The direction and acting in this very engaging melodrama is top class and never sentimental or implausible, while also managing to avoid any artistic choice of fly-on-the-wall documentary like realism in its depiction. Director Anne Zohra Berrached’s second feature comes after Two Mothers (Zwei Mutter) which screened in the Perspektive Deutsches Kino section of the Berlinale in 2013 and, like that film, it centers on the female protagonist, her moral dilemmas and subsequent decisions.

Also in the main competition this year, Midnight Special was paradoxically one of those high-profile films deemed too commercial so not appropriate for an award so played out of competition. Director Jeff Nichols is also a director whose debut film (Shotgun Stories (2007) had played at the Berlinale. This, his fourth film and using Michael Shannon as protagonist for a third time, was of particularly interest as it was the first time the independent director had made a film backed by major studio funding. While retaining the acting style typical of many new and young directors these days, namely the long takes focusing on characters thoughts and sparse dialogue as a (presumed) aim of building up tension and suspense, along with no use of famous actors, the conspicuous change is in the special effects which underline the bigger budget.
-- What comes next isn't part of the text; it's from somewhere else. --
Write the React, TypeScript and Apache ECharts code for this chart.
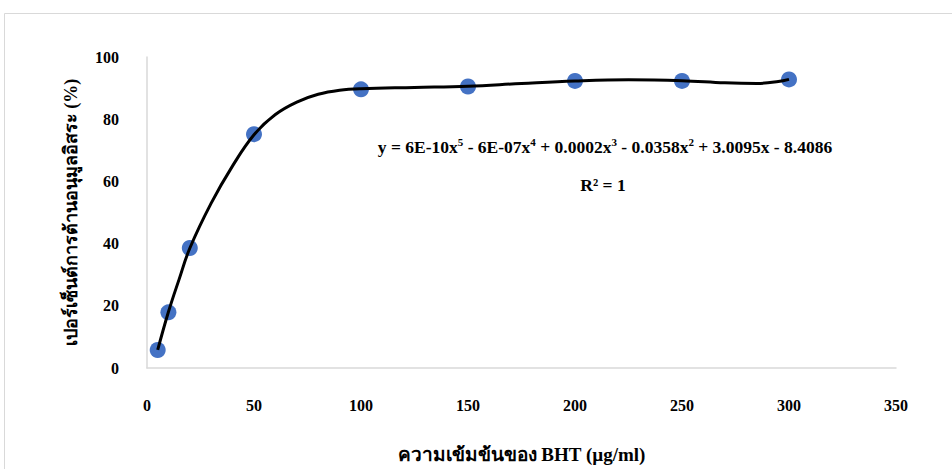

As for the film, it disappoints really. It’s like a Stephen King made for TV spectacle on the supernatural and American paranoia, with a nod back to the 1950s anti-Communist propaganda, only here it is the paranoia within. Sure, the boy has extraordinary powers and is the most interesting aspect of the film and it’s understandable why archconservative American are on his tail, but is still creates a feeling of “So What?” and the feeling that this has been done better before. Also, on this occasion, the blending of family saga and science fiction seems to jar. What will be interesting though is to see how Jeff Nichols follows this and if more financial backing will lead him into mediocrity or the loss of carte blanche.